Leave out all pictures and give back precisely the lines from the line with "Recreate this image" to the line with "[draw=treepink, line width=3pt]", including those two lines.
════════
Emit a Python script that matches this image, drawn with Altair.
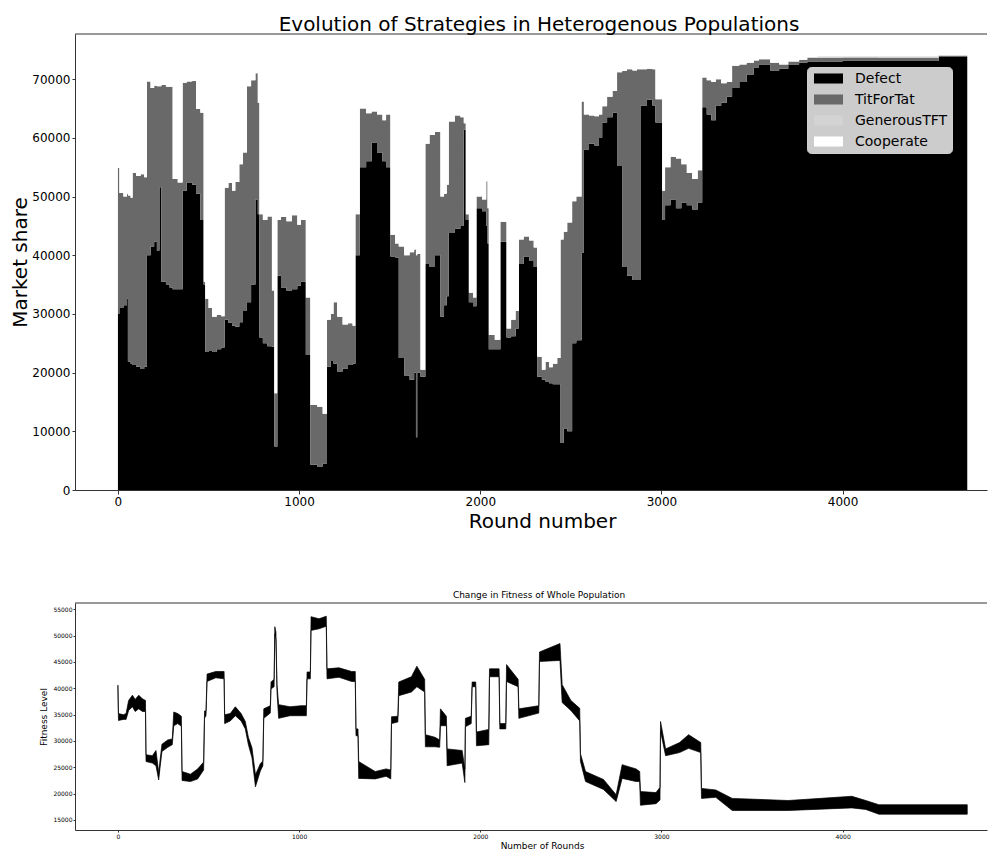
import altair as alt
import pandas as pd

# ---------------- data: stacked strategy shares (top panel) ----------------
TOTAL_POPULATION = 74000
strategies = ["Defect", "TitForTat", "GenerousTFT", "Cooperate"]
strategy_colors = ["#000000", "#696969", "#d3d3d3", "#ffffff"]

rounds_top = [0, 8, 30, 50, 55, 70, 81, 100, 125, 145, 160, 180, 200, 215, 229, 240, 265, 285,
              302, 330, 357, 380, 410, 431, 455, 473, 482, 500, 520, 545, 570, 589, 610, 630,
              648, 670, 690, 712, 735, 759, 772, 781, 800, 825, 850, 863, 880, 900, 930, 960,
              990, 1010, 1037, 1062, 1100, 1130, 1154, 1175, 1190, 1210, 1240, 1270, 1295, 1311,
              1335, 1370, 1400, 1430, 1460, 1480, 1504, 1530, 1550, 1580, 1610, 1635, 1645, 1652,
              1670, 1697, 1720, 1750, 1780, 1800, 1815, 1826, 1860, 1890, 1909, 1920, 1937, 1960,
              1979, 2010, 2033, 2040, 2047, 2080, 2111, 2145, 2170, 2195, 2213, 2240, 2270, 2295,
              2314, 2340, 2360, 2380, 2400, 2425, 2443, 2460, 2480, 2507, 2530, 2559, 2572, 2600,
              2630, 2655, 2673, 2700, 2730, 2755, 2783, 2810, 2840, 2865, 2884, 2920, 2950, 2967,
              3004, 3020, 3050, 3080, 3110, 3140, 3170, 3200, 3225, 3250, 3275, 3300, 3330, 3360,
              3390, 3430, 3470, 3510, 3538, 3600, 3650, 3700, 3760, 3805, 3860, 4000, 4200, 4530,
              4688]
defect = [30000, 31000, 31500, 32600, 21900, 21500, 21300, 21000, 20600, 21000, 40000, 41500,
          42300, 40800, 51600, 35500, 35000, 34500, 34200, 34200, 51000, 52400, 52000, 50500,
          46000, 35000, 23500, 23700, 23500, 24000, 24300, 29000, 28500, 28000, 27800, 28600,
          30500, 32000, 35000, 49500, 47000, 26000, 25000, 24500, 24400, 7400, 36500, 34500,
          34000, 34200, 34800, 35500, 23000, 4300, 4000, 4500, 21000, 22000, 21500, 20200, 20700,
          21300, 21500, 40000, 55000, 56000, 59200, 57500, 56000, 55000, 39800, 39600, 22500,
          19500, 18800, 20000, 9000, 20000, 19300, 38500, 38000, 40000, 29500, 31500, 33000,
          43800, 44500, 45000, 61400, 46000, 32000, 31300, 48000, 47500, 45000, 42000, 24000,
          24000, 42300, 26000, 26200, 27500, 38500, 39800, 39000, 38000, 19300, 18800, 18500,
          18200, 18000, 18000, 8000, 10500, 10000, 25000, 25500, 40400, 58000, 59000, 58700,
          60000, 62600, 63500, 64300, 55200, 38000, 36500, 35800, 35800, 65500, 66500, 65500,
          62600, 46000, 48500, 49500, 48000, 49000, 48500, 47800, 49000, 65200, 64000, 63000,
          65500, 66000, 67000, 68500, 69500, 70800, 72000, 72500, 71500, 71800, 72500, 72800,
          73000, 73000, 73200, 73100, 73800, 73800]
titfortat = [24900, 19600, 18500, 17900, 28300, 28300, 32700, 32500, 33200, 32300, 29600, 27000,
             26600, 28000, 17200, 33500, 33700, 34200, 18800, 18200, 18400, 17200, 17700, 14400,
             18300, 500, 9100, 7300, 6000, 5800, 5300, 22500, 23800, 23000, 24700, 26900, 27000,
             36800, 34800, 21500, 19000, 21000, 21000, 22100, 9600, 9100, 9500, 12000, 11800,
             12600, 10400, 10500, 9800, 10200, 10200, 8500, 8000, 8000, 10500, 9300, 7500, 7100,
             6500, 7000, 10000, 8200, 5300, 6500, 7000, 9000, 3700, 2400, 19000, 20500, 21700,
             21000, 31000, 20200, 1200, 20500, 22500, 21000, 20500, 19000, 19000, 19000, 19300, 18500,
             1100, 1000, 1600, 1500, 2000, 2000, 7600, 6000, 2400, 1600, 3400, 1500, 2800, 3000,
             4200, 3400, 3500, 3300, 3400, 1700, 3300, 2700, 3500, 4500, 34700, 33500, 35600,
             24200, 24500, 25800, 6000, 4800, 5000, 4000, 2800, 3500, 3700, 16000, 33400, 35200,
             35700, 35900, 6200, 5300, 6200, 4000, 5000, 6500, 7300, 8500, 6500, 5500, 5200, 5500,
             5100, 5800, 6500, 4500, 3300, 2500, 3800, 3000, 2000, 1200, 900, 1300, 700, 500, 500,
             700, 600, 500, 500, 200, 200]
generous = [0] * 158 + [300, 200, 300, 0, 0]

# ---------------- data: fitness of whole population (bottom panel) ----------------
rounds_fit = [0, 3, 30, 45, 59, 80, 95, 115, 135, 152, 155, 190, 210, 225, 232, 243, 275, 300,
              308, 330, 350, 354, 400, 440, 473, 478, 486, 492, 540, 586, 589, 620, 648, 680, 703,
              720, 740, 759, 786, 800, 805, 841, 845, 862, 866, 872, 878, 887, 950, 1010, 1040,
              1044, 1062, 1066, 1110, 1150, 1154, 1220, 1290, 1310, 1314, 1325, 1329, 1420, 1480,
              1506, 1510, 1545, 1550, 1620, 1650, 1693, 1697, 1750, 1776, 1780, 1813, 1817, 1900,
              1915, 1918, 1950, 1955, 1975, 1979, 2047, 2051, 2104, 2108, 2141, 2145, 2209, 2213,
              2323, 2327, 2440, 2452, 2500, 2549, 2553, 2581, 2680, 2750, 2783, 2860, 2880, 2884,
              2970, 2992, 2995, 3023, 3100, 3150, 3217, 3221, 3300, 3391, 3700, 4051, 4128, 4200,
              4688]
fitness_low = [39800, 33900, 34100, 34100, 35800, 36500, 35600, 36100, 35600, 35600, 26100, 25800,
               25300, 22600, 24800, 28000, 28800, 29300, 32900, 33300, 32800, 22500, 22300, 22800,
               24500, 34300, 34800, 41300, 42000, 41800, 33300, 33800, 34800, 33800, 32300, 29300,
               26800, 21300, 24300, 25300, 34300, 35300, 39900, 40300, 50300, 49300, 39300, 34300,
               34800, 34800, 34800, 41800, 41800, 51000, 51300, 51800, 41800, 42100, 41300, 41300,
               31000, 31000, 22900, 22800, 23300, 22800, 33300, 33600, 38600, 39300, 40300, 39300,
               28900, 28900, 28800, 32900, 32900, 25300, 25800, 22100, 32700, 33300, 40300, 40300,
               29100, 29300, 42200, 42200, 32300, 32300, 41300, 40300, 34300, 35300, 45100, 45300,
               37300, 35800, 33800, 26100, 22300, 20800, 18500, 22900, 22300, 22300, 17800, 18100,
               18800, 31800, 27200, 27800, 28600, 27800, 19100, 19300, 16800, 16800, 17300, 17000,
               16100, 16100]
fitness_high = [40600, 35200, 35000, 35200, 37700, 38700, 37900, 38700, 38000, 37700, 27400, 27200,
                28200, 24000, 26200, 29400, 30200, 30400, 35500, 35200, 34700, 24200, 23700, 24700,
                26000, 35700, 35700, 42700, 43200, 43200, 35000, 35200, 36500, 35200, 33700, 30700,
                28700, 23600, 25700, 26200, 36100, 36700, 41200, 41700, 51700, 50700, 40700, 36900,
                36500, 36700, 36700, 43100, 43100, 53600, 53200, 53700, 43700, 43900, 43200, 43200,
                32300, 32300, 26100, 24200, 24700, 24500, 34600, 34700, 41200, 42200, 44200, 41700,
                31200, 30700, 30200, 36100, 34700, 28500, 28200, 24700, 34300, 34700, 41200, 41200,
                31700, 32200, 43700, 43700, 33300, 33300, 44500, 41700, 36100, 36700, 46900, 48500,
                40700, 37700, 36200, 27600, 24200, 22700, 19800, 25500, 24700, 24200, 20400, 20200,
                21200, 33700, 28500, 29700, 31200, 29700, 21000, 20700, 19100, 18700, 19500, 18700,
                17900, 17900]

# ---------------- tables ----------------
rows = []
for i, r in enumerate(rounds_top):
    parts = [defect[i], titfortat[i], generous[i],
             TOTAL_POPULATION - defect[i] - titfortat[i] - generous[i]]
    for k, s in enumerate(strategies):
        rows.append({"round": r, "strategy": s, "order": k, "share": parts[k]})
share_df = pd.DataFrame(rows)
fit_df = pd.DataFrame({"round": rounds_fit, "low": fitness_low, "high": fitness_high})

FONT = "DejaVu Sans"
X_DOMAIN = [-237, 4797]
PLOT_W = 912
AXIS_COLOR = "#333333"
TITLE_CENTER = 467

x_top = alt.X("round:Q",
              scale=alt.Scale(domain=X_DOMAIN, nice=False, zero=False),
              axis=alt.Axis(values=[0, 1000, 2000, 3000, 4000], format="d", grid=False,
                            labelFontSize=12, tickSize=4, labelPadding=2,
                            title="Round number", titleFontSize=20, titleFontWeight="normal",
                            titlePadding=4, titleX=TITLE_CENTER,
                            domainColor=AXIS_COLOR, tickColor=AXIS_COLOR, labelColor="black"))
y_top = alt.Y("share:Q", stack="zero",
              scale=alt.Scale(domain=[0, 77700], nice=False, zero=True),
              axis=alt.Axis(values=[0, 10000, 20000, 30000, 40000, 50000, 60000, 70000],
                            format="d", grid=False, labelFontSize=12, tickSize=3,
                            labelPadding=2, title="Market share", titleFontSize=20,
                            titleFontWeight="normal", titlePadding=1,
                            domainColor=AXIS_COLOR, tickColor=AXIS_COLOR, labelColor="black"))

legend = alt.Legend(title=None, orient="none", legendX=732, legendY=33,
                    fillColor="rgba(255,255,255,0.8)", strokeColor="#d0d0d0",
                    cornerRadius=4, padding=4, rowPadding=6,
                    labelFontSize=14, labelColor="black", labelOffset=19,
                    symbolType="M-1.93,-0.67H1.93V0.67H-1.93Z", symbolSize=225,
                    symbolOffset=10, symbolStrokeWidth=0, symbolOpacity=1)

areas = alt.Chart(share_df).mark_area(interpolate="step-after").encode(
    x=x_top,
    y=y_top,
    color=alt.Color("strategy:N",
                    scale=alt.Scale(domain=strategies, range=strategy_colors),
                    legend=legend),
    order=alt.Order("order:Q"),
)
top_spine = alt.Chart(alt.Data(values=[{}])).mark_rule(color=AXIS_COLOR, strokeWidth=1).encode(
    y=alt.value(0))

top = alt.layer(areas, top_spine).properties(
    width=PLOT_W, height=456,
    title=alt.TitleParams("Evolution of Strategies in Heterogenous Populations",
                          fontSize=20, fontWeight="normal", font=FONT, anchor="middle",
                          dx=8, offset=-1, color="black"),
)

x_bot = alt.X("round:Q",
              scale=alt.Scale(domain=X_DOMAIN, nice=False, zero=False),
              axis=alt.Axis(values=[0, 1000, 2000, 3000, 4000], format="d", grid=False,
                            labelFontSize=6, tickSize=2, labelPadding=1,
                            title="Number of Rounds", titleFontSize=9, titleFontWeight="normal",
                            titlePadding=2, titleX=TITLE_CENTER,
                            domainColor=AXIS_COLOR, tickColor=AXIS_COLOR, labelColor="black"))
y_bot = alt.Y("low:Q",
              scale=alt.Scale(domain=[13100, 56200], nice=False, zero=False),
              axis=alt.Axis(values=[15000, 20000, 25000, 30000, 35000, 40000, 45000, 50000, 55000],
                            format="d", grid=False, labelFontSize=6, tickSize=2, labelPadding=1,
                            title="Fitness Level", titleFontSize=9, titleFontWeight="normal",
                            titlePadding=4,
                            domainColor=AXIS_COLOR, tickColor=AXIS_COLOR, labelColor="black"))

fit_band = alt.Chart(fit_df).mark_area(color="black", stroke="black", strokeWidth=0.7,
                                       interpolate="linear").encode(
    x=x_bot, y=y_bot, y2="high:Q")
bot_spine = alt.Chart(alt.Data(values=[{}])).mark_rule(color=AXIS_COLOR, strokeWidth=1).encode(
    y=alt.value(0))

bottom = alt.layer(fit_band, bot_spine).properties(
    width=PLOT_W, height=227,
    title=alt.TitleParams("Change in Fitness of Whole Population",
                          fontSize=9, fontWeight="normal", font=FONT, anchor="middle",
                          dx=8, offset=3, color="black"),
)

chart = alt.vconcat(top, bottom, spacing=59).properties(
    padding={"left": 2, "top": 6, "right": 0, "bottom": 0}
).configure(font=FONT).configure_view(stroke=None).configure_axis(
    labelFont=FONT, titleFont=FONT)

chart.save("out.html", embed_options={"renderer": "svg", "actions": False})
════════
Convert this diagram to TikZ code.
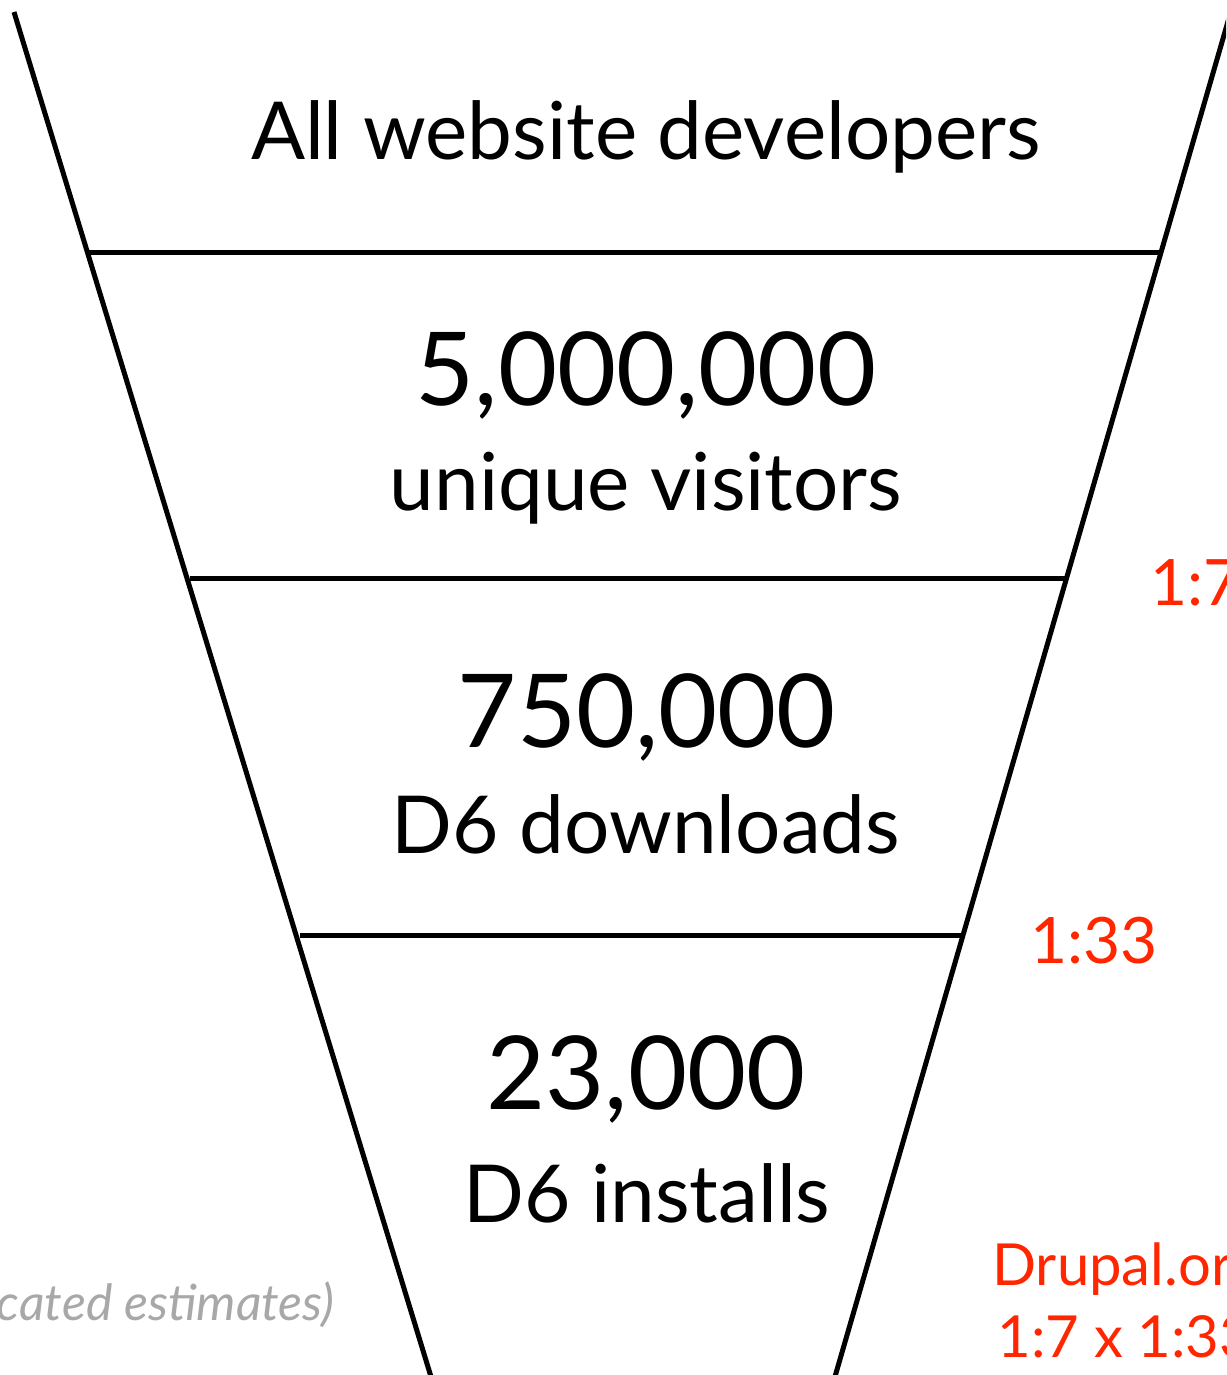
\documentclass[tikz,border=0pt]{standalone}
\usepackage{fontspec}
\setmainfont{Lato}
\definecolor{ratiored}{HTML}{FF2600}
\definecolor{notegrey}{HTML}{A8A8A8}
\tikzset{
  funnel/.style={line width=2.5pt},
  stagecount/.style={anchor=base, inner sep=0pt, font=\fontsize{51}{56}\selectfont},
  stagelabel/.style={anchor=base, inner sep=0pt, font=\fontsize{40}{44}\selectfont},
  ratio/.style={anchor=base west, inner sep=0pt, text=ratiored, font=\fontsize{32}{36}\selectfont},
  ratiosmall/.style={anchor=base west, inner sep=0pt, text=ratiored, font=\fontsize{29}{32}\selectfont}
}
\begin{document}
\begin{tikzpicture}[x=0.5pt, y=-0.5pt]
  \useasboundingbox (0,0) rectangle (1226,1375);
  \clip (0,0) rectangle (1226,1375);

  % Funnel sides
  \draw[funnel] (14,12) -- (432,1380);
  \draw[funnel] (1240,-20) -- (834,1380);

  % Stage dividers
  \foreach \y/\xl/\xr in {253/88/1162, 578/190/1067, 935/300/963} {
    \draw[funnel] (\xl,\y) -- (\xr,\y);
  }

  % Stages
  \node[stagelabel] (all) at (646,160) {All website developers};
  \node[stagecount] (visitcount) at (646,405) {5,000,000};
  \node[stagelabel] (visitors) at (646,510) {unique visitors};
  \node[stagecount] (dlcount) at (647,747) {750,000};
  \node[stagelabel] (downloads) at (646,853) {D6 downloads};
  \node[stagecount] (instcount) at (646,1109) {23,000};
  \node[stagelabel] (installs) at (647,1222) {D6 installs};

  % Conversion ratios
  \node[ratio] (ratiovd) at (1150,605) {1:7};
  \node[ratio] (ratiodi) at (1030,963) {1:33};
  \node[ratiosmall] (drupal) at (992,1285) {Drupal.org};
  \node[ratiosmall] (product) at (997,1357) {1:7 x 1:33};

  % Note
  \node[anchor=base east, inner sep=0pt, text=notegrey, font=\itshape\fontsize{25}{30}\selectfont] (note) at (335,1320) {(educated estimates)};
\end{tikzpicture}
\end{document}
════════
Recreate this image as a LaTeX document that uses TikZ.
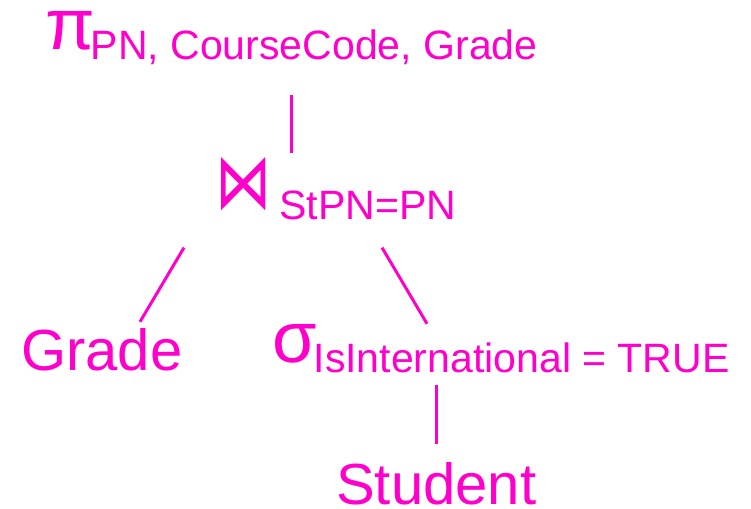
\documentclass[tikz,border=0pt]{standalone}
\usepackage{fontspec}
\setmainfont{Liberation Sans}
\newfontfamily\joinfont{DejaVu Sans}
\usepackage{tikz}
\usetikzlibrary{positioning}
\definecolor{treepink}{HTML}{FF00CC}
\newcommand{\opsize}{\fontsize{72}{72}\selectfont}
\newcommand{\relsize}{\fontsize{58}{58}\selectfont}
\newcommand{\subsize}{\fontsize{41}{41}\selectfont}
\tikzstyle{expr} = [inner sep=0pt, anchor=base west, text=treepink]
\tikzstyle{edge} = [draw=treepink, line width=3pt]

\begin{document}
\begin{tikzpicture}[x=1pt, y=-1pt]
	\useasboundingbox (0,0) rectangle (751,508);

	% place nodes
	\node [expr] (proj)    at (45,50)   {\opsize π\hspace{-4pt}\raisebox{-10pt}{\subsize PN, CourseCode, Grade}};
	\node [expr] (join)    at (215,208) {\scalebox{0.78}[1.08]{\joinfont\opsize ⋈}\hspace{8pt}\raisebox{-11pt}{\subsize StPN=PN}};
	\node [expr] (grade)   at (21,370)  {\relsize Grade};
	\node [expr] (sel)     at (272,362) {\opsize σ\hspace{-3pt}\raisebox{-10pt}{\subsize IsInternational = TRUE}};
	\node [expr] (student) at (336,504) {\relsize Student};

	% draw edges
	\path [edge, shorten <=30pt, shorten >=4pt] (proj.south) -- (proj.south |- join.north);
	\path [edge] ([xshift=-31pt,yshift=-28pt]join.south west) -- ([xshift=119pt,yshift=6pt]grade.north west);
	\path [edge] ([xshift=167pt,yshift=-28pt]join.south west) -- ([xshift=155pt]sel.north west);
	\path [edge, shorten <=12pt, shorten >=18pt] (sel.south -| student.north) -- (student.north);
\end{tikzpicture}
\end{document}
════════
> [Response to the task]
Recreate this image as a LaTeX document that uses TikZ.
\documentclass[tikz,border=0pt]{standalone}
\usepackage{fontspec}
\setmainfont{Liberation Sans}
\newfontfamily\joinfont{DejaVu Sans}
\usepackage{tikz}
\usetikzlibrary{positioning}
\definecolor{treepink}{HTML}{FF00CC}
\newcommand{\opsize}{\fontsize{72}{72}\selectfont}
\newcommand{\relsize}{\fontsize{58}{58}\selectfont}
\newcommand{\subsize}{\fontsize{41}{41}\selectfont}
\tikzstyle{expr} = [inner sep=0pt, anchor=base west, text=treepink]
\tikzstyle{edge} = [draw=treepink, line width=3pt]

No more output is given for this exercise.